Write out, word for word, every line from the first one through the line that holds "const CHART_H = 865;", and nothing else; skip the pictures.

◆ The data ◆
[start]
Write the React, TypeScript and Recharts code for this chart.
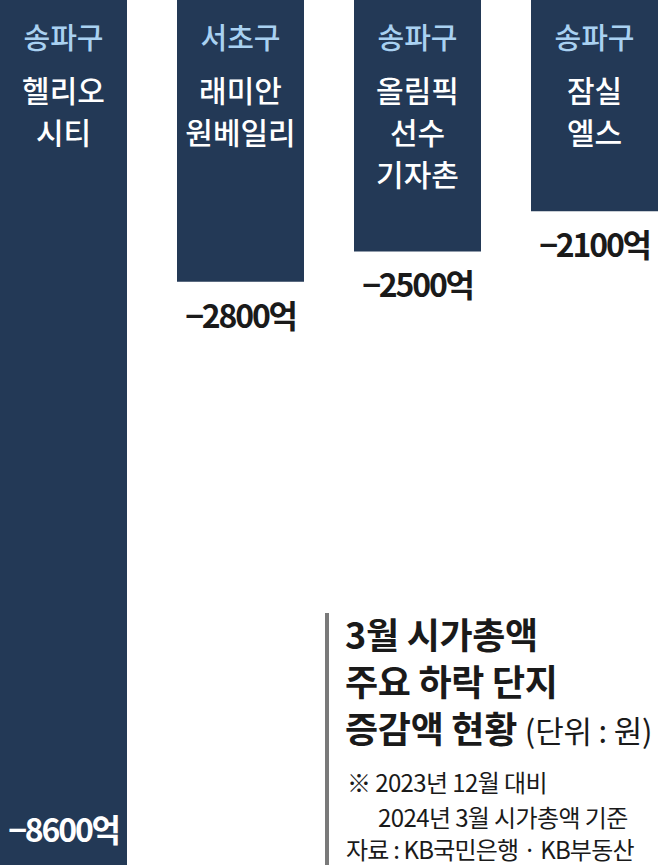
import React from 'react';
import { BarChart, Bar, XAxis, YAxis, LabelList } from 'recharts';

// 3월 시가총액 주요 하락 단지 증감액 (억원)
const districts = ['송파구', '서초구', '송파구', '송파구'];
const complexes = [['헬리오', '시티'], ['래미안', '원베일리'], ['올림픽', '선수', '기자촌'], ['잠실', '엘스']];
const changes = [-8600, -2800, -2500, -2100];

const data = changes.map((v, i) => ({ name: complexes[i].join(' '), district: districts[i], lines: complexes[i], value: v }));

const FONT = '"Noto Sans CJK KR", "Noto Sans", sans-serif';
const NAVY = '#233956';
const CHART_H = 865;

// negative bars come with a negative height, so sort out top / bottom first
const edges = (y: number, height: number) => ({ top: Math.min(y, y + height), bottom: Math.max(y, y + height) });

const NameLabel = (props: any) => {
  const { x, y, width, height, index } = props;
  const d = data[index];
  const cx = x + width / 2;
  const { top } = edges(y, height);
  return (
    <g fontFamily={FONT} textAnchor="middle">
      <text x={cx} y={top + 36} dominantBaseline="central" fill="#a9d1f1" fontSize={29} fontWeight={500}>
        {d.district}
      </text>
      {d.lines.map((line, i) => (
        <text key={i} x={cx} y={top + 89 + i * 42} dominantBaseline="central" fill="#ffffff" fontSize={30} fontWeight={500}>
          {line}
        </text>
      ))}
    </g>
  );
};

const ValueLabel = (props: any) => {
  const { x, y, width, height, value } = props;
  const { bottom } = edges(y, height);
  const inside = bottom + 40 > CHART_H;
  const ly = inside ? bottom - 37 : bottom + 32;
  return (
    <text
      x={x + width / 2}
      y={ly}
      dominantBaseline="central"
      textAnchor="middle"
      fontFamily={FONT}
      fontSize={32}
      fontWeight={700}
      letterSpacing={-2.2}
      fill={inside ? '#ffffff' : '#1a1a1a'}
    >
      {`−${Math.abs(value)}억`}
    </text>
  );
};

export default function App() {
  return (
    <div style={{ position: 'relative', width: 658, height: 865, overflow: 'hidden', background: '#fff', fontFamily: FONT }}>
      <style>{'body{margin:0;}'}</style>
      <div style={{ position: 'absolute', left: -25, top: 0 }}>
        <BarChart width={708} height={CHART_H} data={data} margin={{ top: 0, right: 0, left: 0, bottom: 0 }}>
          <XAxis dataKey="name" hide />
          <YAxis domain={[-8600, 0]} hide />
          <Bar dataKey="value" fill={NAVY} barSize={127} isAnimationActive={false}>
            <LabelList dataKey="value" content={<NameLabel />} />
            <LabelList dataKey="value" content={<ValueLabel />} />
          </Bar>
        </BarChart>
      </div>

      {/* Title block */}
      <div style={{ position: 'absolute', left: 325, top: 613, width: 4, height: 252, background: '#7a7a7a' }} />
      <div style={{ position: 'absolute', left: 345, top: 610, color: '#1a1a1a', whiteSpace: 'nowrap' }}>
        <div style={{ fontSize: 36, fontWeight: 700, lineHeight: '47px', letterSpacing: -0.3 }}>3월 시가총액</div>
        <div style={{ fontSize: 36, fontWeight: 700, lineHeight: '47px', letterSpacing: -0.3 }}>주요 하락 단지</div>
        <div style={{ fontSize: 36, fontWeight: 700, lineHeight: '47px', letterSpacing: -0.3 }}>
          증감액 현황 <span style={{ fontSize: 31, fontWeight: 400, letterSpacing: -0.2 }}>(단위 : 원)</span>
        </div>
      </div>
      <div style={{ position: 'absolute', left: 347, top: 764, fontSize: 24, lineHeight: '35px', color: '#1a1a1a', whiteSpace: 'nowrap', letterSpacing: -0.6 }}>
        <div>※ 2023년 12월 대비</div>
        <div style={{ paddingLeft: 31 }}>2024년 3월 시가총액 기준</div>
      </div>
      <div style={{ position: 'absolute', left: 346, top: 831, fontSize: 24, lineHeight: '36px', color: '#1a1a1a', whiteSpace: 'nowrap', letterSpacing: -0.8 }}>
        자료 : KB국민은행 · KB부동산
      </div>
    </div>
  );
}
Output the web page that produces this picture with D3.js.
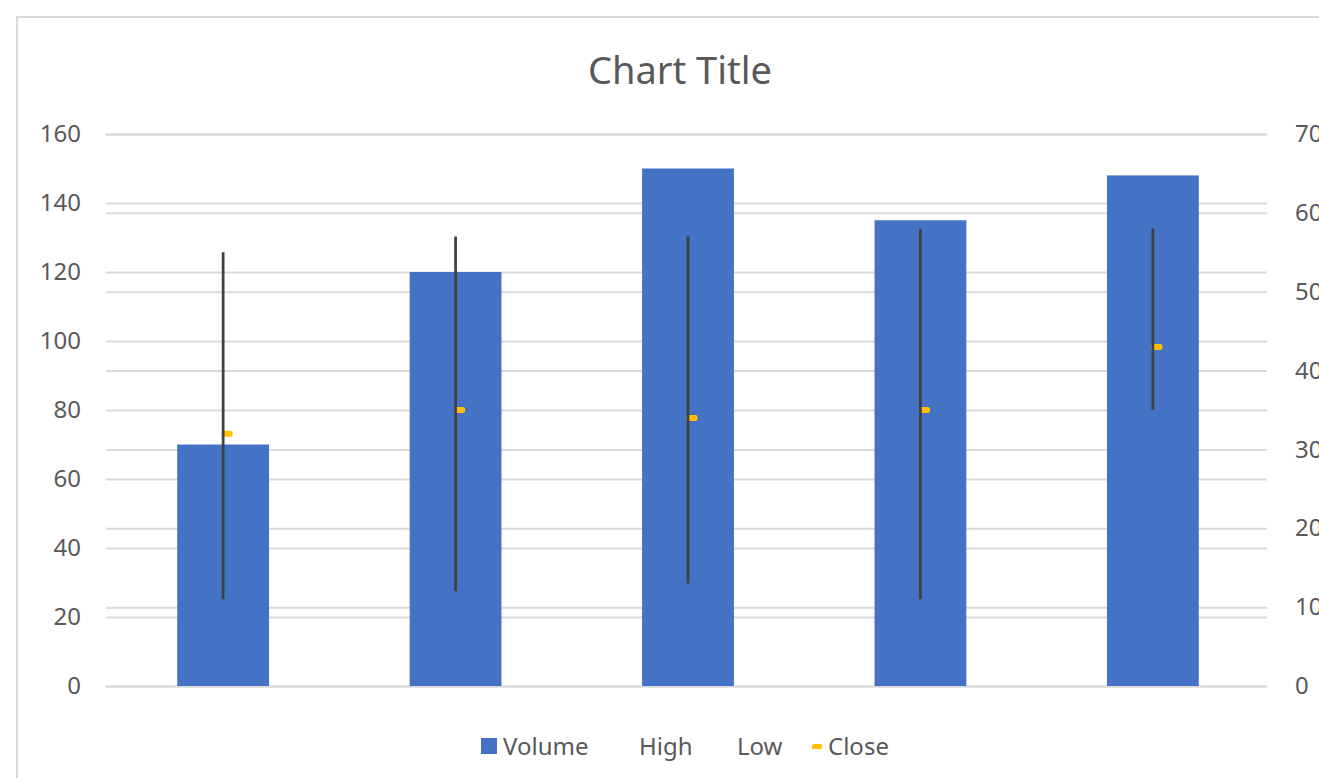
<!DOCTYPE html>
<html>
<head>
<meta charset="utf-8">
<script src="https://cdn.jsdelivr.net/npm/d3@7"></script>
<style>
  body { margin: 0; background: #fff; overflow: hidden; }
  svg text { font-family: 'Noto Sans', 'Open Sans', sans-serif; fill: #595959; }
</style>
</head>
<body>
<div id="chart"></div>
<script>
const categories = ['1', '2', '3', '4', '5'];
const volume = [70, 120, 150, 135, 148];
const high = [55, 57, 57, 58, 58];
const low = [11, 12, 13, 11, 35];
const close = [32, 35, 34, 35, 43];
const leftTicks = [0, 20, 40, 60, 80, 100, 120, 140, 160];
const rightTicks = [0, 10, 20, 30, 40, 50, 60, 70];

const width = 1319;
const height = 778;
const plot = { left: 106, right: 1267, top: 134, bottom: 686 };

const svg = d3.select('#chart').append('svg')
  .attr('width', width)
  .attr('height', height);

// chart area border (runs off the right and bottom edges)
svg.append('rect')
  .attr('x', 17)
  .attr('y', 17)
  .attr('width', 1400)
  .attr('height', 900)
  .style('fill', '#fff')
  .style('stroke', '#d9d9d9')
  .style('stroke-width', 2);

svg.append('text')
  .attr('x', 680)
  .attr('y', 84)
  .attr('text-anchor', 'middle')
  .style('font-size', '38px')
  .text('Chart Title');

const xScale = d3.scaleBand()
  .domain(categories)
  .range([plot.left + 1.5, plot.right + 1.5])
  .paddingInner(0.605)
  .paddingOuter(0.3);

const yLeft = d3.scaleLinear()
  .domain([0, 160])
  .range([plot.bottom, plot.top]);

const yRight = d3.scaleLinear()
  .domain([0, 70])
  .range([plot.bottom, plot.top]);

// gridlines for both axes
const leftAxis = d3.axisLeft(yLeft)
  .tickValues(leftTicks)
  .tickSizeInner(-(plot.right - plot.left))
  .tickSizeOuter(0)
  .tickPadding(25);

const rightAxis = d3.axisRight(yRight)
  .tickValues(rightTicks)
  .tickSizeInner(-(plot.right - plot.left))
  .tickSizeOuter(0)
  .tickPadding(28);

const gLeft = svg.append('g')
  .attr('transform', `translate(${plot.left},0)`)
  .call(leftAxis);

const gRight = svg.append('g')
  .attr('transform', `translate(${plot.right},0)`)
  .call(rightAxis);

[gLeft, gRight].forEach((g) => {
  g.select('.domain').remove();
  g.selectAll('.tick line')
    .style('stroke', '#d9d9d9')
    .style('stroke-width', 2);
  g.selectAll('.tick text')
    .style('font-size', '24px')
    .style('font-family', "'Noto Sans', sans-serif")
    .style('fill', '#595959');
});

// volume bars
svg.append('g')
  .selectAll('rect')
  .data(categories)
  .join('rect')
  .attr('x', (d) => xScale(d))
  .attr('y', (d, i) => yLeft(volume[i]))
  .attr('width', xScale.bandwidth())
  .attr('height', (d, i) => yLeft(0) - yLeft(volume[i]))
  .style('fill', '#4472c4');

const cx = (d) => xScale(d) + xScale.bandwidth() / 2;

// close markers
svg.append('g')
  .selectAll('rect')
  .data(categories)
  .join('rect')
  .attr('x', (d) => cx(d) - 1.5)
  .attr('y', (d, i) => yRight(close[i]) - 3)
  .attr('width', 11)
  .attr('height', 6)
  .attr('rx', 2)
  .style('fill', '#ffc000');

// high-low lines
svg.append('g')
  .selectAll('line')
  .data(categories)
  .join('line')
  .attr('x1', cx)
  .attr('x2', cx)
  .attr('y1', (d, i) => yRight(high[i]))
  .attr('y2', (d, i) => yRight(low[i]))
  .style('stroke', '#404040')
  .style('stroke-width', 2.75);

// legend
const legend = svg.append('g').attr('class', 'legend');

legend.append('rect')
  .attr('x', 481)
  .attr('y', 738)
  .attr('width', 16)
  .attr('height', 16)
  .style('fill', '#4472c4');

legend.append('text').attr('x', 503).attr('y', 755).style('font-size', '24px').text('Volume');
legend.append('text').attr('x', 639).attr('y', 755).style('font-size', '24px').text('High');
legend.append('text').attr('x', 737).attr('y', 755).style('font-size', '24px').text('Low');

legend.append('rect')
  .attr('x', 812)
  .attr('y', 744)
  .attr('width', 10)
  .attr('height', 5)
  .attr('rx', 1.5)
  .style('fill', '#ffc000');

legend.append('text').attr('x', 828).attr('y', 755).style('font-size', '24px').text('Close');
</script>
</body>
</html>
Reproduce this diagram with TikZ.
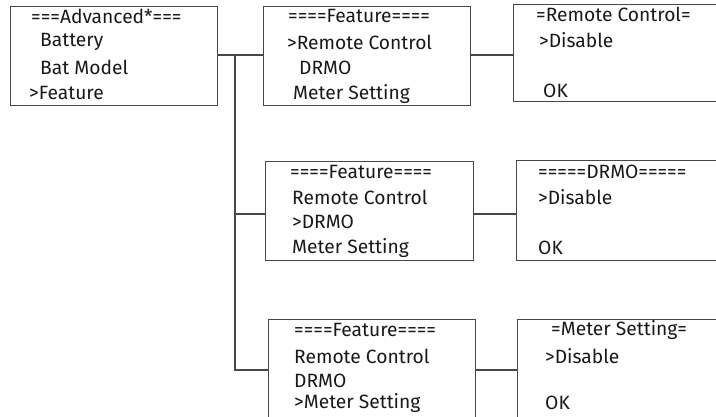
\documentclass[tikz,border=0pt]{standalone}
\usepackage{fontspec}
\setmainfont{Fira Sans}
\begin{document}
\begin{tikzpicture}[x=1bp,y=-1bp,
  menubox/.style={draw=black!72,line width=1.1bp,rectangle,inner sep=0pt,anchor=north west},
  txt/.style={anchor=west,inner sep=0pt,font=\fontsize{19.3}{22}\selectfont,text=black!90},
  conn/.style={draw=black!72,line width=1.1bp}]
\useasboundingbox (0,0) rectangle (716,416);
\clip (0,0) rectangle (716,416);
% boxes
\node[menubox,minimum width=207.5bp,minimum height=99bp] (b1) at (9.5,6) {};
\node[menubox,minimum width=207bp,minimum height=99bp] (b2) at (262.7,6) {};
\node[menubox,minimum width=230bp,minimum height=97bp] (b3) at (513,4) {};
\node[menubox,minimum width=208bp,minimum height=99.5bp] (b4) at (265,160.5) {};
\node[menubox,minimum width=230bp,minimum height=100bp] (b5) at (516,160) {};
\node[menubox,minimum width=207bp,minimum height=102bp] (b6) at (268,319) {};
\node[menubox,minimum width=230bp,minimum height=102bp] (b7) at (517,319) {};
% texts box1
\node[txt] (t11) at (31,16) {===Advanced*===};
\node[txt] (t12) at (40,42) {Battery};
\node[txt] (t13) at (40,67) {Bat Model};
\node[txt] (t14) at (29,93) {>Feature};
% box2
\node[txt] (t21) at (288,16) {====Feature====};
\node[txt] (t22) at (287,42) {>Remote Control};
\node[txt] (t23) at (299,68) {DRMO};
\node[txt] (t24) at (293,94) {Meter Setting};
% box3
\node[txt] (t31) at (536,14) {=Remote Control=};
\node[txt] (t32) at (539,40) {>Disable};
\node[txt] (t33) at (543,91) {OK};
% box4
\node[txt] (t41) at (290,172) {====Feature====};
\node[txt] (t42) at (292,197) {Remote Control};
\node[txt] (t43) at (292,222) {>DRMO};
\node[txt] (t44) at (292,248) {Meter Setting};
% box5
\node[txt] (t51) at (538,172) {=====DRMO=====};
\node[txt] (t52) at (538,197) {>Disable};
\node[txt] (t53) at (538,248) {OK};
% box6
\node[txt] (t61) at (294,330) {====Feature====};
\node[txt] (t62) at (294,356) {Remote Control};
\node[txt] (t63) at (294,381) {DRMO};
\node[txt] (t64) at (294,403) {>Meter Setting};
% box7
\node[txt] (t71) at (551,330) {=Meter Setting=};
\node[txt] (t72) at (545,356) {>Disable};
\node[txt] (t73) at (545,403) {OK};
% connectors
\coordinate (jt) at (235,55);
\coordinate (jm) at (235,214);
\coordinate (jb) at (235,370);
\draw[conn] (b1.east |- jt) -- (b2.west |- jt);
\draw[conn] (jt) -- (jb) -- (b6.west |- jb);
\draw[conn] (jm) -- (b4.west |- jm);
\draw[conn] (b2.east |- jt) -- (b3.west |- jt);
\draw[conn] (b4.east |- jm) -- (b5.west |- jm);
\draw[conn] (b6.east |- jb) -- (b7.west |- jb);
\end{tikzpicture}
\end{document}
[end]
◆ Result for this task ◆
Write the React, TypeScript and Recharts code for this chart.
import React from 'react';
import { BarChart, Bar, XAxis, YAxis, LabelList } from 'recharts';

// 3월 시가총액 주요 하락 단지 증감액 (억원)
const districts = ['송파구', '서초구', '송파구', '송파구'];
const complexes = [['헬리오', '시티'], ['래미안', '원베일리'], ['올림픽', '선수', '기자촌'], ['잠실', '엘스']];
const changes = [-8600, -2800, -2500, -2100];

const data = changes.map((v, i) => ({ name: complexes[i].join(' '), district: districts[i], lines: complexes[i], value: v }));

const FONT = '"Noto Sans CJK KR", "Noto Sans", sans-serif';
const NAVY = '#233956';
const CHART_H = 865;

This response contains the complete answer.